• _Exercise_
Copy the data exactly as it appears, and do not include any pictures.

###

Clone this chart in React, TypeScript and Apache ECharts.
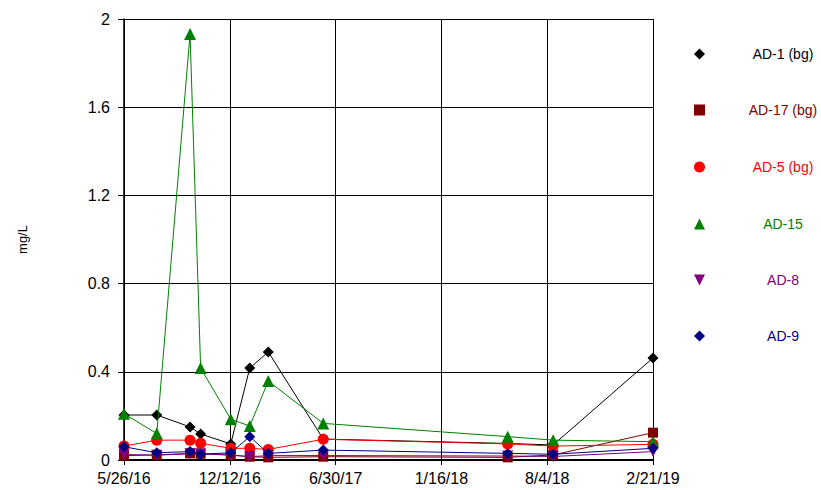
import React, { useEffect, useRef } from "react";
import * as echarts from "echarts";

const sampleDates = [
  "2016-05-26", "2016-07-27", "2016-09-28", "2016-10-18", "2016-12-14", "2017-01-19",
  "2017-02-23", "2017-06-07", "2018-05-22", "2018-08-16", "2019-02-21",
];

const ad1 = [0.204, 0.204, 0.150, 0.118, 0.073, 0.417, 0.490, 0.095, 0.075, 0.068, 0.463];
const ad17 = [0.020, 0.023, 0.030, 0.028, 0.023, 0.015, 0.012, 0.015, 0.012, 0.023, 0.124];
const ad5 = [0.063, 0.090, 0.090, 0.076, 0.053, 0.053, 0.048, 0.094, 0.073, 0.063, 0.071];
const ad15 = [0.210, 0.120, 1.932, 0.417, 0.185, 0.154, 0.358, 0.166, 0.106, 0.090, 0.083];
const ad8 = [0.025, 0.022, 0.028, 0.028, 0.022, 0.015, 0.020, 0.020, 0.018, 0.016, 0.038];
const ad9 = [0.060, 0.033, 0.038, 0.026, 0.033, 0.106, 0.030, 0.045, 0.030, 0.026, 0.053];

const yTicks = { min: 0, max: 2, step: 0.4 };
const xRange = { start: "2016-05-26", end: "2019-02-21", divisions: 5 };

const BASE = Date.UTC(2016, 4, 26);
const DAY = 86400000;
const toDay = (s: string) => {
  const [y, m, d] = s.split("-").map(Number);
  return Math.round((Date.UTC(y, m - 1, d) - BASE) / DAY);
};
const fmtDate = (v: number) => {
  const d = new Date(BASE + Math.floor(v + 1e-6) * DAY);
  return `${d.getUTCMonth() + 1}/${d.getUTCDate()}/${String(d.getUTCFullYear()).slice(2)}`;
};

const FONT = "'Liberation Sans', Arial, sans-serif";
const DOWN_TRI = "path://M0,0L10,0L5,10Z";

const seriesDefs = [
  { name: "AD-1 (bg)", values: ad1, color: "#000000", symbol: "diamond", size: 11, legendY: 56 },
  { name: "AD-17 (bg)", values: ad17, color: "#800000", symbol: "rect", size: 10, legendY: 112 },
  { name: "AD-5 (bg)", values: ad5, color: "#FF0000", symbol: "circle", size: 11, legendY: 169 },
  { name: "AD-15", values: ad15, color: "#008000", symbol: "triangle", size: 12, legendY: 226 },
  { name: "AD-8", values: ad8, color: "#800080", symbol: DOWN_TRI, size: 11, legendY: 282 },
  { name: "AD-9", values: ad9, color: "#000080", symbol: "diamond", size: 11, legendY: 338 },
];

export default function App() {
  const ref = useRef<HTMLDivElement>(null);
  useEffect(() => {
    if (!ref.current) return;
    const chart = echarts.init(ref.current, null, { renderer: "svg" });
    const xMax = toDay(xRange.end) - toDay(xRange.start);
    const option = {
      animation: false,
      backgroundColor: "#ffffff",
      textStyle: { fontFamily: FONT },
      grid: { left: 124, right: 168, top: 19, bottom: 30, containLabel: false },
      legend: seriesDefs.map((s) => ({
        data: [s.name],
        orient: "vertical",
        left: 694,
        top: s.legendY - 9,
        padding: 0,
        itemWidth: 11,
        itemHeight: 11,
        icon: s.symbol,
        selectedMode: false,
        formatter: (n: string) => `{t|${n}}`,
        textStyle: {
          color: s.color,
          fontSize: 14,
          fontFamily: FONT,
          rich: {
            t: { color: s.color, fontSize: 14, fontFamily: FONT, width: 72, align: "center", padding: [0, 0, 0, 37] },
          },
        },
      })),
      xAxis: {
        type: "value",
        min: 0,
        max: xMax,
        interval: xMax / xRange.divisions,
        axisLine: { show: true, lineStyle: { color: "#000", width: 2 } },
        axisTick: { show: true, length: 5, lineStyle: { color: "#000", width: 1 } },
        axisLabel: { color: "#000", fontSize: 16, fontFamily: FONT, margin: 10, formatter: fmtDate, showMinLabel: true, showMaxLabel: true },
        splitLine: { show: true, lineStyle: { color: "#000", width: 1 } },
      },
      yAxis: {
        type: "value",
        min: yTicks.min,
        max: yTicks.max,
        interval: yTicks.step,
        name: "mg/L",
        nameLocation: "middle",
        nameRotate: 90,
        nameGap: 95,
        nameTextStyle: { color: "#000", fontSize: 13, fontFamily: FONT },
        axisLine: { show: true, lineStyle: { color: "#000", width: 1.5 } },
        axisTick: { show: true, length: 6, lineStyle: { color: "#000", width: 1 } },
        axisLabel: { color: "#000", fontSize: 16, fontFamily: FONT, margin: 14 },
        splitLine: { show: true, lineStyle: { color: "#000", width: 1 } },
      },
      series: seriesDefs.map((s, i) => ({
        name: s.name,
        type: "line",
        data: sampleDates.map((d, j) => [toDay(d), s.values[j]]),
        symbol: s.symbol,
        symbolSize: s.size,
        showAllSymbol: true,
        clip: false,
        z: 2 + i,
        lineStyle: { color: s.color, width: 1 },
        itemStyle: { color: s.color },
        emphasis: { disabled: true },
      })),
    };
    chart.setOption(option as any);
    return () => chart.dispose();
  }, []);
  return <div ref={ref} style={{ position: "fixed", left: 0, top: 0, width: 821, height: 490 }} />;
}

###

• _Answer for the task_
Clone this chart in React, TypeScript and Apache ECharts.
import React, { useEffect, useRef } from "react";
import * as echarts from "echarts";

const sampleDates = [
  "2016-05-26", "2016-07-27", "2016-09-28", "2016-10-18", "2016-12-14", "2017-01-19",
  "2017-02-23", "2017-06-07", "2018-05-22", "2018-08-16", "2019-02-21",
];

const ad1 = [0.204, 0.204, 0.150, 0.118, 0.073, 0.417, 0.490, 0.095, 0.075, 0.068, 0.463];
const ad17 = [0.020, 0.023, 0.030, 0.028, 0.023, 0.015, 0.012, 0.015, 0.012, 0.023, 0.124];
const ad5 = [0.063, 0.090, 0.090, 0.076, 0.053, 0.053, 0.048, 0.094, 0.073, 0.063, 0.071];
const ad15 = [0.210, 0.120, 1.932, 0.417, 0.185, 0.154, 0.358, 0.166, 0.106, 0.090, 0.083];
const ad8 = [0.025, 0.022, 0.028, 0.028, 0.022, 0.015, 0.020, 0.020, 0.018, 0.016, 0.038];
const ad9 = [0.060, 0.033, 0.038, 0.026, 0.033, 0.106, 0.030, 0.045, 0.030, 0.026, 0.053];

const yTicks = { min: 0, max: 2, step: 0.4 };
const xRange = { start: "2016-05-26", end: "2019-02-21", divisions: 5 };

const BASE = Date.UTC(2016, 4, 26);
const DAY = 86400000;
const toDay = (s: string) => {
  const [y, m, d] = s.split("-").map(Number);
  return Math.round((Date.UTC(y, m - 1, d) - BASE) / DAY);
};
const fmtDate = (v: number) => {
  const d = new Date(BASE + Math.floor(v + 1e-6) * DAY);
  return `${d.getUTCMonth() + 1}/${d.getUTCDate()}/${String(d.getUTCFullYear()).slice(2)}`;
};

const FONT = "'Liberation Sans', Arial, sans-serif";
const DOWN_TRI = "path://M0,0L10,0L5,10Z";

const seriesDefs = [
  { name: "AD-1 (bg)", values: ad1, color: "#000000", symbol: "diamond", size: 11, legendY: 56 },
  { name: "AD-17 (bg)", values: ad17, color: "#800000", symbol: "rect", size: 10, legendY: 112 },
  { name: "AD-5 (bg)", values: ad5, color: "#FF0000", symbol: "circle", size: 11, legendY: 169 },
  { name: "AD-15", values: ad15, color: "#008000", symbol: "triangle", size: 12, legendY: 226 },
  { name: "AD-8", values: ad8, color: "#800080", symbol: DOWN_TRI, size: 11, legendY: 282 },
  { name: "AD-9", values: ad9, color: "#000080", symbol: "diamond", size: 11, legendY: 338 },
];

export default function App() {
  const ref = useRef<HTMLDivElement>(null);
  useEffect(() => {
    if (!ref.current) return;
    const chart = echarts.init(ref.current, null, { renderer: "svg" });
    const xMax = toDay(xRange.end) - toDay(xRange.start);
    const option = {
      animation: false,
      backgroundColor: "#ffffff",
      textStyle: { fontFamily: FONT },
      grid: { left: 124, right: 168, top: 19, bottom: 30, containLabel: false },
      legend: seriesDefs.map((s) => ({
        data: [s.name],
        orient: "vertical",
        left: 694,
        top: s.legendY - 9,
        padding: 0,
        itemWidth: 11,
        itemHeight: 11,
        icon: s.symbol,
        selectedMode: false,
        formatter: (n: string) => `{t|${n}}`,
        textStyle: {
          color: s.color,
          fontSize: 14,
          fontFamily: FONT,
          rich: {
            t: { color: s.color, fontSize: 14, fontFamily: FONT, width: 72, align: "center", padding: [0, 0, 0, 37] },
          },
        },
      })),
      xAxis: {
        type: "value",
        min: 0,
        max: xMax,
        interval: xMax / xRange.divisions,
        axisLine: { show: true, lineStyle: { color: "#000", width: 2 } },
        axisTick: { show: true, length: 5, lineStyle: { color: "#000", width: 1 } },
        axisLabel: { color: "#000", fontSize: 16, fontFamily: FONT, margin: 10, formatter: fmtDate, showMinLabel: true, showMaxLabel: true },
        splitLine: { show: true, lineStyle: { color: "#000", width: 1 } },
      },
      yAxis: {
        type: "value",
        min: yTicks.min,
        max: yTicks.max,
        interval: yTicks.step,
        name: "mg/L",
        nameLocation: "middle",
        nameRotate: 90,
        nameGap: 95,
        nameTextStyle: { color: "#000", fontSize: 13, fontFamily: FONT },
        axisLine: { show: true, lineStyle: { color: "#000", width: 1.5 } },
        axisTick: { show: true, length: 6, lineStyle: { color: "#000", width: 1 } },
        axisLabel: { color: "#000", fontSize: 16, fontFamily: FONT, margin: 14 },
        splitLine: { show: true, lineStyle: { color: "#000", width: 1 } },
      },
      series: seriesDefs.map((s, i) => ({
        name: s.name,
        type: "line",
        data: sampleDates.map((d, j) => [toDay(d), s.values[j]]),
        symbol: s.symbol,
        symbolSize: s.size,
        showAllSymbol: true,
        clip: false,
        z: 2 + i,
        lineStyle: { color: s.color, width: 1 },
        itemStyle: { color: s.color },
        emphasis: { disabled: true },
      })),
    };
    chart.setOption(option as any);
    return () => chart.dispose();
  }, []);
  return <div ref={ref} style={{ position: "fixed", left: 0, top: 0, width: 821, height: 490 }} />;
}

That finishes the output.